Starting at the top of the listing, extract every line up to and including the one with "-171.4, -171.3, -171.2];". Pictures stay out of the copy.

********************

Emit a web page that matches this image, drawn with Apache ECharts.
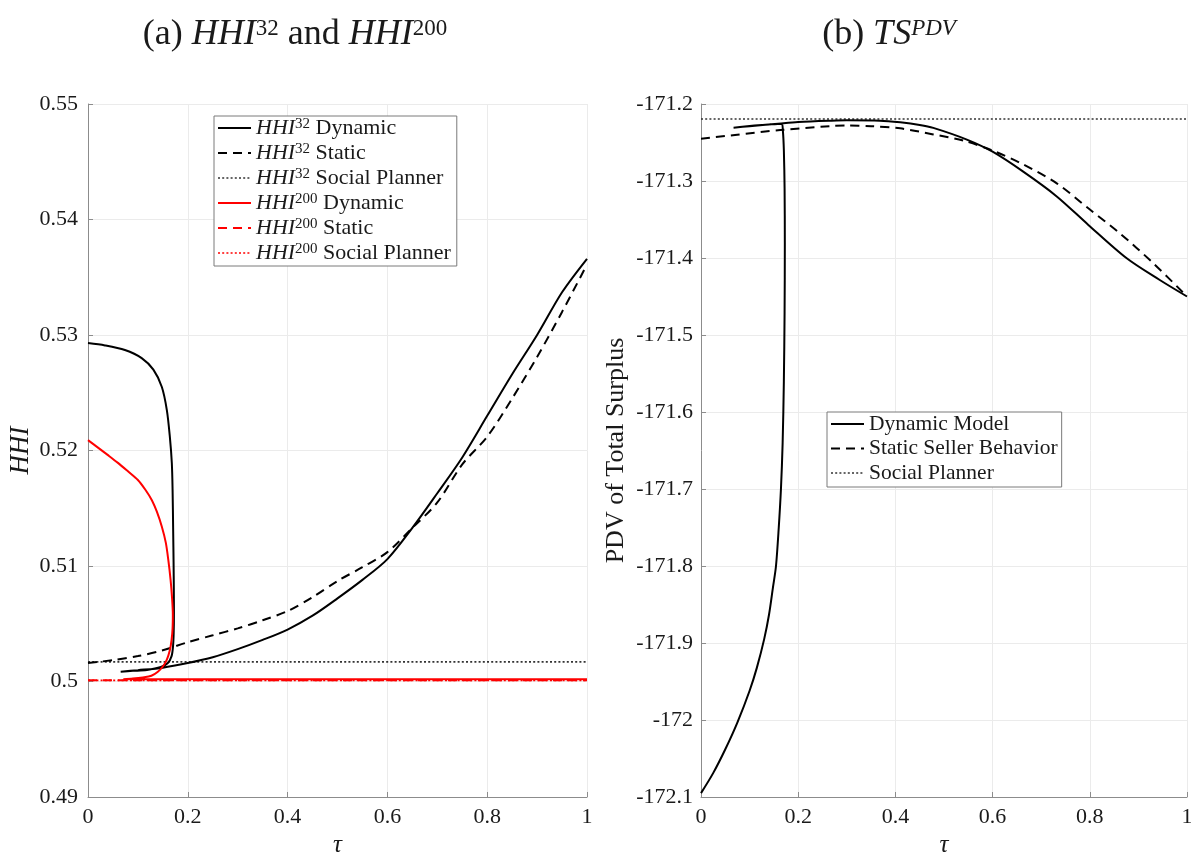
<!DOCTYPE html>
<html><head><meta charset="utf-8">
<script src="https://cdn.jsdelivr.net/npm/echarts@6/dist/echarts.min.js"></script>
<style>html,body{margin:0;padding:0;background:#fff}#c{width:1191px;height:853px}</style>
</head><body><div id="c"></div>
<script>
// ---------- data (tau, value) ----------
const xTicks = [0, 0.2, 0.4, 0.6, 0.8, 1];
const hhiTicks = [0.49, 0.50, 0.51, 0.52, 0.53, 0.54, 0.55];
const tsTicks = [-172.1, -172.0, -171.9, -171.8, -171.7, -171.6, -171.5, -171.4, -171.3, -171.2];

const hhi32Dynamic = [[0,0.5293],[0.034,0.5291],[0.074,0.5287],[0.1076,0.5280],[0.131,0.5270],[0.148,0.5255],[0.158,0.5235],[0.164,0.5212],[0.168,0.5189],[0.1695,0.5166],[0.1707,0.5130],[0.1715,0.5103],[0.172,0.5080],[0.1722,0.5059],[0.1717,0.5042],[0.1703,0.5030],[0.1675,0.5022],[0.160,0.5016],[0.146,0.50125],[0.118,0.5010],[0.09,0.50092],[0.0655,0.50085],[0.1,0.50098],[0.15,0.5012],[0.2,0.5016],[0.25,0.5021],[0.3,0.5028],[0.35,0.5036],[0.4,0.5045],[0.45,0.5057],[0.5,0.5072],[0.55,0.5088],[0.6,0.5106],[0.65,0.5133],[0.7,0.5163],[0.75,0.5194],[0.8,0.5230],[0.85,0.5266],[0.9,0.5300],[0.95,0.5337],[1.0,0.5366]];
const hhi32Static = [[0,0.5016],[0.05,0.50185],[0.1,0.5022],[0.15,0.5027],[0.2,0.5034],[0.25,0.5040],[0.3,0.5046],[0.35,0.5053],[0.4,0.5061],[0.45,0.5073],[0.5,0.5087],[0.55,0.5099],[0.6,0.5112],[0.65,0.5133],[0.7,0.5155],[0.75,0.5188],[0.8,0.5212],[0.85,0.5245],[0.9,0.5281],[0.95,0.5320],[1.0,0.5361]];
const hhi32Planner = [[0,0.5017],[1,0.5017]];
const hhi200Dynamic = [[0,0.5209],[0.02,0.52025],[0.04,0.5196],[0.06,0.51893],[0.08,0.5182],[0.10,0.51745],[0.115,0.5166],[0.128,0.5157],[0.138,0.5147],[0.148,0.5134],[0.156,0.5120],[0.161,0.5105],[0.1655,0.5088],[0.1685,0.5072],[0.170,0.5058],[0.1695,0.5046],[0.1675,0.5036],[0.164,0.5027],[0.158,0.5019],[0.150,0.5013],[0.140,0.50085],[0.127,0.5005],[0.110,0.50035],[0.090,0.50025],[0.0708,0.5002],[0.2,0.5002],[0.6,0.5002],[1,0.5002]];
const hhi200Static = [[0,0.5001],[1,0.5001]];
const hhi200Planner = [[0,0.5001],[1,0.5001]];

const tsDynamic = [[0,-172.095],[0.025,-172.069],[0.05,-172.038],[0.075,-172.003],[0.1,-171.962],[0.115,-171.932],[0.13,-171.895],[0.14,-171.863],[0.148,-171.828],[0.1543,-171.8],[0.16,-171.75],[0.1645,-171.7],[0.168,-171.64],[0.1705,-171.56],[0.172,-171.47],[0.1725,-171.38],[0.172,-171.31],[0.1705,-171.26],[0.1685,-171.235],[0.166,-171.2255],[0.14,-171.2265],[0.11,-171.228],[0.09,-171.2292],[0.067,-171.2307],[0.1,-171.2288],[0.165,-171.2252],[0.2,-171.2235],[0.265,-171.2218],[0.3,-171.2212],[0.368,-171.2216],[0.41,-171.2238],[0.45,-171.2272],[0.478,-171.2310],[0.547,-171.2462],[0.6,-171.262],[0.663,-171.2879],[0.732,-171.320],[0.797,-171.357],[0.876,-171.4004],[0.944,-171.4286],[1,-171.450]];
const tsStatic = [[0,-171.245],[0.07,-171.2402],[0.163,-171.2338],[0.265,-171.2288],[0.3,-171.228],[0.35,-171.2288],[0.41,-171.2316],[0.478,-171.2395],[0.54,-171.2475],[0.6,-171.2605],[0.663,-171.2785],[0.732,-171.303],[0.797,-171.3355],[0.862,-171.368],[0.931,-171.407],[1,-171.450]];
const tsPlanner = [[0,-171.2195],[1,-171.2195]];

const leftNames = ['HHI32 Dynamic','HHI32 Static','HHI32 Social Planner','HHI200 Dynamic','HHI200 Static','HHI200 Social Planner'];
const rightNames = ['Dynamic Model','Static Seller Behavior','Social Planner'];
// -------------------------------------

const SERIF = 'Liberation Serif';
const TXT = '#1a1a1a';
const DASH = [9, 6];
const DOT = [2, 2.2];
const styles = {
  'HHI32 Dynamic': {color:'#000', width:2, type:'solid'},
  'HHI32 Static': {color:'#000', width:2, type:DASH},
  'HHI32 Social Planner': {color:'#333', width:1.6, type:DOT},
  'HHI200 Dynamic': {color:'#ff0000', width:2, type:'solid'},
  'HHI200 Static': {color:'#ff0000', width:2, type:DASH},
  'HHI200 Social Planner': {color:'#ff0000', width:1.6, type:DOT},
  'Dynamic Model': {color:'#000', width:2, type:'solid'},
  'Static Seller Behavior': {color:'#000', width:2, type:DASH},
  'Social Planner': {color:'#333', width:1.6, type:DOT}
};
const dataMap = {
  'HHI32 Dynamic': hhi32Dynamic, 'HHI32 Static': hhi32Static, 'HHI32 Social Planner': hhi32Planner,
  'HHI200 Dynamic': hhi200Dynamic, 'HHI200 Static': hhi200Static, 'HHI200 Social Planner': hhi200Planner,
  'Dynamic Model': tsDynamic, 'Static Seller Behavior': tsStatic, 'Social Planner': tsPlanner
};
const drawOrder = ['HHI32 Social Planner','HHI200 Social Planner','HHI200 Static','HHI32 Static','HHI32 Dynamic','HHI200 Dynamic','Social Planner','Static Seller Behavior','Dynamic Model'];

const LF = 22;
const richBase = {
  i: {fontFamily: SERIF, fontStyle: 'italic', fontSize: LF, color: TXT},
  s: {fontFamily: SERIF, fontSize: 15, color: TXT, verticalAlign: 'top', lineHeight: 13},
  n: {fontFamily: SERIF, fontSize: LF, color: TXT}
};
function leftLabel(name) {
  const m = name.match(/^HHI(\d+) (.*)$/);
  return '{i|HHI}{s|' + m[1] + '}{n| ' + m[2] + '}';
}

const axisLine = {show: true, lineStyle: {color: '#8c8c8c', width: 1}};
const splitLine = {show: true, lineStyle: {color: '#ebebeb', width: 1}};
const axisTick = {show: true, inside: true, length: 5, lineStyle: {color: '#8c8c8c'}};
const axisLabel = {fontFamily: SERIF, fontSize: 22, color: TXT, margin: 10};

function xAxis(gi) {
  return {type: 'value', gridIndex: gi, min: xTicks[0], max: xTicks[xTicks.length-1], interval: 0.2,
    axisLine, splitLine, axisTick, axisLabel: Object.assign({}, axisLabel, {margin: 9, formatter: v => String(+v.toFixed(1))}),
    name: 'τ', nameLocation: 'middle', nameGap: 26,
    nameTextStyle: {fontFamily: SERIF, fontStyle: 'italic', fontSize: 25, color: TXT}};
}

const curved = ['HHI32 Dynamic','HHI32 Static','HHI200 Dynamic','Dynamic Model','Static Seller Behavior'];
const series = drawOrder.map((name, k) => {
  const right = rightNames.indexOf(name) >= 0;
  return {type: 'line', name, xAxisIndex: right ? 1 : 0, yAxisIndex: right ? 1 : 0,
    data: dataMap[name], symbol: 'none', showSymbol: false, silent: true, z: 2 + k,
    smooth: curved.indexOf(name) >= 0 ? 0.3 : false,
    itemStyle: {color: styles[name].color},
    lineStyle: Object.assign({}, styles[name])};
});

function legendItem(n) {
  return {name: n, lineStyle: {color: styles[n].color, width: styles[n].width, type: styles[n].type},
    itemStyle: {color: 'rgba(0,0,0,0)', borderWidth: 0, opacity: 0}};
}

const TF = 36;
const titleRich = {
  i: {fontFamily: SERIF, fontStyle: 'italic', fontSize: TF, color: TXT},
  s: {fontFamily: SERIF, fontSize: 23, color: TXT, verticalAlign: 'top', lineHeight: 21},
  si: {fontFamily: SERIF, fontStyle: 'italic', fontSize: 23, color: TXT, verticalAlign: 'top', lineHeight: 21}
};

const option = {
  backgroundColor: '#fff',
  animation: false,
  title: [
    {text: '(a) {i|HHI}{s|32} and {i|HHI}{s|200}', left: 290, top: 12, textAlign: 'center',
     textStyle: {fontFamily: SERIF, fontSize: TF, fontWeight: 'normal', color: TXT, rich: titleRich}},
    {text: '(b) {i|TS}{si|PDV}', left: 884, top: 12, textAlign: 'center',
     textStyle: {fontFamily: SERIF, fontSize: TF, fontWeight: 'normal', color: TXT, rich: titleRich}}
  ],
  grid: [
    {left: 88, top: 104, width: 499, height: 693, containLabel: false, outerBoundsMode: 'none'},
    {left: 701, top: 104, width: 486, height: 693, containLabel: false, outerBoundsMode: 'none'}
  ],
  xAxis: [xAxis(0), xAxis(1)],
  yAxis: [
    {type: 'value', gridIndex: 0, min: hhiTicks[0], max: hhiTicks[hhiTicks.length-1], interval: 0.01,
     axisLine, splitLine, axisTick, axisLabel: Object.assign({}, axisLabel, {formatter: v => String(+v.toFixed(2))}),
     name: 'HHI', nameLocation: 'middle', nameGap: 54,
     nameTextStyle: {fontFamily: SERIF, fontStyle: 'italic', fontSize: 27, color: TXT}},
    {type: 'value', gridIndex: 1, min: tsTicks[0], max: tsTicks[tsTicks.length-1], interval: 0.1,
     axisLine, splitLine, axisTick, axisLabel: Object.assign({}, axisLabel, {margin: 8, formatter: v => String(+v.toFixed(1))}),
     name: 'PDV of Total Surplus', nameLocation: 'middle', nameGap: 72,
     nameTextStyle: {fontFamily: SERIF, fontSize: 26, color: TXT}}
  ],
  legend: [
    {orient: 'vertical', left: 214, top: 116, itemWidth: 33, itemHeight: 14, itemGap: 3,
     padding: [1, 6, 2, 3], borderColor: '#7a7a7a', borderWidth: 1, backgroundColor: '#fff',
     selectedMode: false,
     data: leftNames.map(legendItem),
     formatter: leftLabel,
     textStyle: {fontFamily: SERIF, fontSize: LF, color: TXT, lineHeight: 22, rich: richBase}},
    {orient: 'vertical', left: 827, top: 412, itemWidth: 33, itemHeight: 14, itemGap: 2.5,
     padding: [1, 4, 3, 3], borderColor: '#7a7a7a', borderWidth: 1, backgroundColor: '#fff',
     selectedMode: false,
     data: rightNames.map(legendItem),
     textStyle: {fontFamily: SERIF, fontSize: 21.5, color: TXT, lineHeight: 22}}
  ],
  series
};

const chart = echarts.init(document.getElementById('c'), null, {renderer: 'canvas'});
chart.setOption(option);
</script></body></html>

********************

> Answer for this exercise
Emit a web page that matches this image, drawn with Apache ECharts.
<!DOCTYPE html>
<html><head><meta charset="utf-8">
<script src="https://cdn.jsdelivr.net/npm/echarts@6/dist/echarts.min.js"></script>
<style>html,body{margin:0;padding:0;background:#fff}#c{width:1191px;height:853px}</style>
</head><body><div id="c"></div>
<script>
// ---------- data (tau, value) ----------
const xTicks = [0, 0.2, 0.4, 0.6, 0.8, 1];
const hhiTicks = [0.49, 0.50, 0.51, 0.52, 0.53, 0.54, 0.55];
const tsTicks = [-172.1, -172.0, -171.9, -171.8, -171.7, -171.6, -171.5, -171.4, -171.3, -171.2];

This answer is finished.